Please quote exactly the lines below from the line containing "Write the matplotlib code for this chart." to the line containing "plt.rcParams['font.family'] = ['Open", both lines included, and nothing else.

**GIVEN RECORDS**
--- Begin ---
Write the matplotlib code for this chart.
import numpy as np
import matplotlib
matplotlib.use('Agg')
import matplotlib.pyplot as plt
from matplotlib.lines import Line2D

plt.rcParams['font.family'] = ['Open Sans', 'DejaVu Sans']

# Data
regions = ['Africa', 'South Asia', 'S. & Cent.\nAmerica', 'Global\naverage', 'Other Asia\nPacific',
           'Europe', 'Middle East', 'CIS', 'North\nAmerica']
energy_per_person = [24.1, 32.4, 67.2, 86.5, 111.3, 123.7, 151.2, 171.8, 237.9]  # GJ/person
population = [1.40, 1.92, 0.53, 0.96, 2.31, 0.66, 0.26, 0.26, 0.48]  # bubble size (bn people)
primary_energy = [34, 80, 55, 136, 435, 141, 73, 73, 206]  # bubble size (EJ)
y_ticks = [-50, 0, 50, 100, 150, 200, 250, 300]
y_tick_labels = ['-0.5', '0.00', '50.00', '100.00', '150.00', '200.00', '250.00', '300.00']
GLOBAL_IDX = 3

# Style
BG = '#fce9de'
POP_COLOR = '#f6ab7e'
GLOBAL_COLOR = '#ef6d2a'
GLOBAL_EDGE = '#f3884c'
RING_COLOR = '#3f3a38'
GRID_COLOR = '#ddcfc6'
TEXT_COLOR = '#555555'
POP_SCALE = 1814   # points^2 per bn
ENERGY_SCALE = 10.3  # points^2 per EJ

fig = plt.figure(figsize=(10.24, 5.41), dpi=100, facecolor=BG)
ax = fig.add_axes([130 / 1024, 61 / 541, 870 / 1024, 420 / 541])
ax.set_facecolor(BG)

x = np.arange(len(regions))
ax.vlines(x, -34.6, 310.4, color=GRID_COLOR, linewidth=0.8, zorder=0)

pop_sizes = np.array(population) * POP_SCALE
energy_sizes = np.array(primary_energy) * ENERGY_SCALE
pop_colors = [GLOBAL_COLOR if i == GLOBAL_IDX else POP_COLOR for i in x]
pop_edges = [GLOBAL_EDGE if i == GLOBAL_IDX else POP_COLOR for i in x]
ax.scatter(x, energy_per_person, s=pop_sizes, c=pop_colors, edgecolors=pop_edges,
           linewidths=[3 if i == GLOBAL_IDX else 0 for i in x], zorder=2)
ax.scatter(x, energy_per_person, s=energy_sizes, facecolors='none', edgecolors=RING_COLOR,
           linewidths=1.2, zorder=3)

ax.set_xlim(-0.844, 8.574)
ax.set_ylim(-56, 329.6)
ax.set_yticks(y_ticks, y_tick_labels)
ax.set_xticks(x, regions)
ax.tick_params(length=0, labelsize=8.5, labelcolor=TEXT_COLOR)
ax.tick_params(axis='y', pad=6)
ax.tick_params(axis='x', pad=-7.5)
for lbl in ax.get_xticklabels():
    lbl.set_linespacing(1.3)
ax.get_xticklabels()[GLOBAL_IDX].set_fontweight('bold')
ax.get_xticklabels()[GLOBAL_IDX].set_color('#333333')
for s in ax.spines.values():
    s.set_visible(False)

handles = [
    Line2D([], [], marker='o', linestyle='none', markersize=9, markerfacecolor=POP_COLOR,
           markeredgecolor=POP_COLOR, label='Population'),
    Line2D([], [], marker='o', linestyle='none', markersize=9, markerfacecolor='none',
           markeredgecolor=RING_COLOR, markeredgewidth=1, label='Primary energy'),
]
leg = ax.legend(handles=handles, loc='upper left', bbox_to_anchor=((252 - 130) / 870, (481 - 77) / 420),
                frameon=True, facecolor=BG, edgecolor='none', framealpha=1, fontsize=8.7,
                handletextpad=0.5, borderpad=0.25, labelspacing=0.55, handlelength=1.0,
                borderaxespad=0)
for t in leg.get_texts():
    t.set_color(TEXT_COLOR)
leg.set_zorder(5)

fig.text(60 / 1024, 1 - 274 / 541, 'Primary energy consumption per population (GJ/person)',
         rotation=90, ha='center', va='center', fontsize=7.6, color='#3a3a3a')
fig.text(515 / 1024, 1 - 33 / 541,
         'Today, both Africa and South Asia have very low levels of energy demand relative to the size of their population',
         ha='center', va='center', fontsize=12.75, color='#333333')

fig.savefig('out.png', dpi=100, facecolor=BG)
--- End ---
--- Begin ---
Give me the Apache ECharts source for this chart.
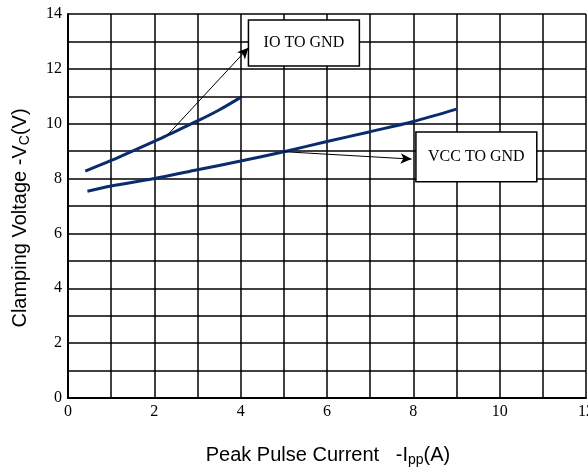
--- End ---
--- Begin ---
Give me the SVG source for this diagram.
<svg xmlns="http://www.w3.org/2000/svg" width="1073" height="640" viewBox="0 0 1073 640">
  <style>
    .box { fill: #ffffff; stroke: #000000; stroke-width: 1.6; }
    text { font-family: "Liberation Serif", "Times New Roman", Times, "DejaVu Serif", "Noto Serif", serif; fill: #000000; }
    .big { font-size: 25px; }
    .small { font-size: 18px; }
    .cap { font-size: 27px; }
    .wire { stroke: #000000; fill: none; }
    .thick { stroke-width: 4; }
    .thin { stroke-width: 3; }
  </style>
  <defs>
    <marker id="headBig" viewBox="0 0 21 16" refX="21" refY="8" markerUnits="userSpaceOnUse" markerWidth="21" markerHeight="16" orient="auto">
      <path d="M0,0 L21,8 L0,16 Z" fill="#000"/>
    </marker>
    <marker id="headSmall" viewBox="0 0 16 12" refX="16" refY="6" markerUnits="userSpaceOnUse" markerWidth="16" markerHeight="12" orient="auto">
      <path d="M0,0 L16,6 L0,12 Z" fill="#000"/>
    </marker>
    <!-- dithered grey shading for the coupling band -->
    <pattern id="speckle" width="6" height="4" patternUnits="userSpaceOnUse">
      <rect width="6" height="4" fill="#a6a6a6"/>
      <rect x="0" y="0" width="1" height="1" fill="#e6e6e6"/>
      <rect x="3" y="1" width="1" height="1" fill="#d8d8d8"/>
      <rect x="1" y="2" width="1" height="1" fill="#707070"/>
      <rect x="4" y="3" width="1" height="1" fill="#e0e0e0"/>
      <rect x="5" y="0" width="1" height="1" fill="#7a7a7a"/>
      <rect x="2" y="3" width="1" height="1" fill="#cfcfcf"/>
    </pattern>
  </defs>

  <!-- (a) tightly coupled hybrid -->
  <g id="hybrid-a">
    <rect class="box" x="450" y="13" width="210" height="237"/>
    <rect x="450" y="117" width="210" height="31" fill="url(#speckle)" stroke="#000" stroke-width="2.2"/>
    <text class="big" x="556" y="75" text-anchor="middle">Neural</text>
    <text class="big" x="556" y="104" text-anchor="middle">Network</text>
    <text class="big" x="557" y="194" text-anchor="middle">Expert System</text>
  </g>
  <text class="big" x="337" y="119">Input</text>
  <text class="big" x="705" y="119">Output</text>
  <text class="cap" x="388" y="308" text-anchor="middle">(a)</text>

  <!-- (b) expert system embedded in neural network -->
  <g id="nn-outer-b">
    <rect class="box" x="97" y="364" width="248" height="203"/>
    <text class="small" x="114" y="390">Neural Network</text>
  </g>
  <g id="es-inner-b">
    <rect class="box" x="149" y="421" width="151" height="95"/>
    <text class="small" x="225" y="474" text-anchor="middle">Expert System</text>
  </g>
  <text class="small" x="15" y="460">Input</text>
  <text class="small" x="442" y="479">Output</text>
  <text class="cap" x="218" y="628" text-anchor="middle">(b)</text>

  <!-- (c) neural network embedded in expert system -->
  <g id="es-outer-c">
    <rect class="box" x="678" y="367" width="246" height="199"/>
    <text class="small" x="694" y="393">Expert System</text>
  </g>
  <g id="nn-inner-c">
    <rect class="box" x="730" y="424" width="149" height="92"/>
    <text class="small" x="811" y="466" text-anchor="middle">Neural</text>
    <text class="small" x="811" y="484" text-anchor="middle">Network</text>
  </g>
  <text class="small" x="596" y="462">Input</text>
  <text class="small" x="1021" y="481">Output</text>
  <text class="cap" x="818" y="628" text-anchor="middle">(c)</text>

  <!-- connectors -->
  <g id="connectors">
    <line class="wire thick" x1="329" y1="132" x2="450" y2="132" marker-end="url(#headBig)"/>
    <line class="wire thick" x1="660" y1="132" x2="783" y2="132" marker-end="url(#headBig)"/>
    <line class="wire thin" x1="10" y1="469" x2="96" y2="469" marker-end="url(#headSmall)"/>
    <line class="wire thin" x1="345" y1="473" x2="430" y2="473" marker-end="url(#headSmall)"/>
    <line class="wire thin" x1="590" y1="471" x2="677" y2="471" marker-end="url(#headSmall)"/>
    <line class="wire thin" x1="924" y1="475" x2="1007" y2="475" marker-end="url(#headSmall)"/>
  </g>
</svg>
--- End ---
**CORRECT RESULT**
Write the matplotlib code for this chart.
import numpy as np
import matplotlib
matplotlib.use('Agg')
import matplotlib.pyplot as plt
from matplotlib.lines import Line2D

plt.rcParams['font.family'] = ['Open Sans', 'DejaVu Sans']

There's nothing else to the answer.